Les pères d’ici montraient déjà des signes en faveur du congé parental, même avant l’adoption du RQAP. De 2000-2005, c’est plus de 15% des pères québécois qui reçoivent des prestations parentales. Cela peut sembler peu, mais c’est tout de même bien plus que dans les trois autres provinces (5,1 % pour l’Alberta 7,3 % pour la Colombie-Britannique et 8,4 % pour l’Ontario). Pour les autrices, c’est signe qu’il existe probablement des différences culturelles entre la province francophone et ses voisines. Les législateurs ont-ils vu cette tendance avant de proposer cette nouvelle formule, ou bien est-ce le RQAP qui a nourri cet engouement? Probablement un peu des deux.
Les mœurs continuent d’évoluer au Québec. Entre 2006 et 2017, les pères sont de plus en plus nombreux à se prévaloir de semaines de congé parental partageables : leur proportion a grimpé de 30 % à 37 %. Pour les autrices, c’est le signe que les couples sont toujours plus nombreux à choisir de partager le congé parental.

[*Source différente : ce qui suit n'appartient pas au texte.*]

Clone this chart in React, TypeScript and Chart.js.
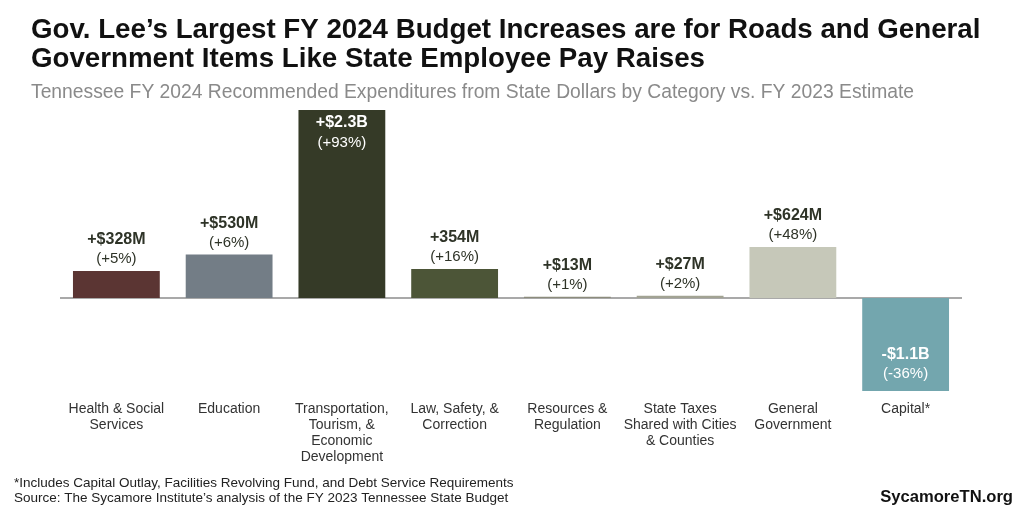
import React, { useEffect, useRef } from "react";
import { Chart, registerables } from "chart.js";

Chart.register(...registerables);

const categories: string[][] = [
  ["Health & Social", "Services"],
  ["Education"],
  ["Transportation,", "Tourism, &", "Economic", "Development"],
  ["Law, Safety, &", "Correction"],
  ["Resources &", "Regulation"],
  ["State Taxes", "Shared with Cities", "& Counties"],
  ["General", "Government"],
  ["Capital*"],
];
const changeBillions = [0.328, 0.53, 2.3, 0.354, 0.013, 0.027, 0.624, -1.14];
const amountLabels = ["+$328M", "+$530M", "+$2.3B", "+354M", "+$13M", "+$27M", "+$624M", "-$1.1B"];
const percentLabels = ["(+5%)", "(+6%)", "(+93%)", "(+16%)", "(+1%)", "(+2%)", "(+48%)", "(-36%)"];
const barColors = ["#5b3533", "#737d86", "#353a27", "#4c5537", "#8c8c7c", "#a2a393", "#c6c8b9", "#73a6ae"];

const titleLines = [
  "Gov. Lee\u2019s Largest FY 2024 Budget Increases are for Roads and General",
  "Government Items Like State Employee Pay Raises",
];
const subtitle = "Tennessee FY 2024 Recommended Expenditures from State Dollars by Category vs. FY 2023 Estimate";
const footnotes = [
  "*Includes Capital Outlay, Facilities Revolving Fund, and Debt Service Requirements",
  "Source: The Sycamore Institute\u2019s analysis of the FY 2023 Tennessee State Budget",
];
const brand = "SycamoreTN.org";

const FONT = '"Liberation Sans", Arial, Helvetica, sans-serif';

const decorPlugin = {
  id: "decor",
  beforeDatasetsDraw(chart: any) {
    const { ctx, chartArea, scales } = chart;
    const y0 = scales.y.getPixelForValue(0);
    ctx.save();
    ctx.strokeStyle = "#8c8c8c";
    ctx.lineWidth = 1.5;
    ctx.beginPath();
    ctx.moveTo(chartArea.left, y0);
    ctx.lineTo(chartArea.right, y0);
    ctx.stroke();
    ctx.restore();
  },
  afterDatasetsDraw(chart: any) {
    const { ctx } = chart;
    const meta = chart.getDatasetMeta(0);
    ctx.save();
    ctx.textAlign = "center";
    ctx.textBaseline = "middle";
    meta.data.forEach((el: any, i: number) => {
      const v = changeBillions[i];
      const inside = Math.abs(v) > 1;
      let yA: number, yP: number, color: string;
      if (inside && v > 0) {
        yA = el.y + 13;
        yP = el.y + 33;
        color = "#ffffff";
      } else if (inside && v < 0) {
        yA = el.y - 36;
        yP = el.y - 17;
        color = "#ffffff";
      } else {
        yA = el.y - 31;
        yP = el.y - 12;
        color = "#2e3327";
      }
      ctx.fillStyle = color;
      ctx.font = `bold 16px ${FONT}`;
      ctx.fillText(amountLabels[i], el.x, yA);
      ctx.font = `15px ${FONT}`;
      ctx.fillText(percentLabels[i], el.x, yP);
    });
    ctx.restore();
  },
  afterDraw(chart: any) {
    const { ctx, width } = chart;
    ctx.save();
    ctx.textBaseline = "alphabetic";
    ctx.textAlign = "left";
    ctx.fillStyle = "#111111";
    ctx.font = `bold 27.7px ${FONT}`;
    ctx.fillText(titleLines[0], 31, 38);
    ctx.fillText(titleLines[1], 31, 67);
    ctx.fillStyle = "#8a8a8a";
    ctx.font = `19.3px ${FONT}`;
    ctx.fillText(subtitle, 31, 98);
    ctx.fillStyle = "#222222";
    ctx.font = `13.5px ${FONT}`;
    ctx.fillText(footnotes[0], 14, 487);
    ctx.fillText(footnotes[1], 14, 502);
    ctx.textAlign = "right";
    ctx.font = `bold 16.6px ${FONT}`;
    ctx.fillStyle = "#111111";
    ctx.fillText(brand, width - 11, 502);
    ctx.restore();
  },
};

export default function App() {
  const ref = useRef<HTMLCanvasElement | null>(null);
  useEffect(() => {
    if (!ref.current) return;
    const chart = new Chart(ref.current, {
      type: "bar",
      data: {
        labels: categories,
        datasets: [
          {
            data: changeBillions,
            backgroundColor: barColors,
            borderWidth: 0,
            categoryPercentage: 1,
            barPercentage: 0.77,
          },
        ],
      },
      options: {
        animation: false,
        responsive: true,
        maintainAspectRatio: false,
        layout: { padding: { top: 110, left: 60, right: 62, bottom: 0 } },
        plugins: {
          legend: { display: false },
          tooltip: { enabled: false },
          title: { display: false },
        },
        scales: {
          x: {
            grid: { display: false, drawTicks: false },
            border: { display: false },
            ticks: {
              color: "#333333",
              font: { family: FONT, size: 14, lineHeight: 1.15 },
              padding: 10,
              maxRotation: 0,
              autoSkip: false,
            },
            afterFit: (scale: any) => {
              scale.height = 121;
            },
          },
          y: {
            display: false,
            min: -1.14,
            max: 2.3,
          },
        },
      },
      plugins: [decorPlugin],
    });
    return () => chart.destroy();
  }, []);
  return (
    <div style={{ position: "absolute", left: 0, top: 0, width: 1024, height: 512, background: "#fff" }}>
      <canvas ref={ref} />
    </div>
  );
}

Vers plus de partage ou plus de congés?
Au Québec comme ailleurs, les programmes de congés parentaux continuent de s’adapter à réalité des parents. La province francophone a choisi de bonifier de quatre semaines le congé partageable dès que chaque partenaire utilise huit semaines de ce congé. Le programme canadien veut lui aussi encourager un meilleur partage. S’il ne propose toujours pas de congé réservé aux pères, le programme offre aux couples cinq semaines supplémentaires si l’autre conjoint décide de rester à la maison. Aussi, plutôt qu’un congé en accéléré comme au Québec, les parents des autres provinces peuvent choisir d’étirer leur congé de 35 semaines à 55 % du salaire, à 61 semaines à 33 % du salaire. Le régime fédéral et le régime québécois vont donc parfois dans la même direction… et parfois carrément en sens inverse!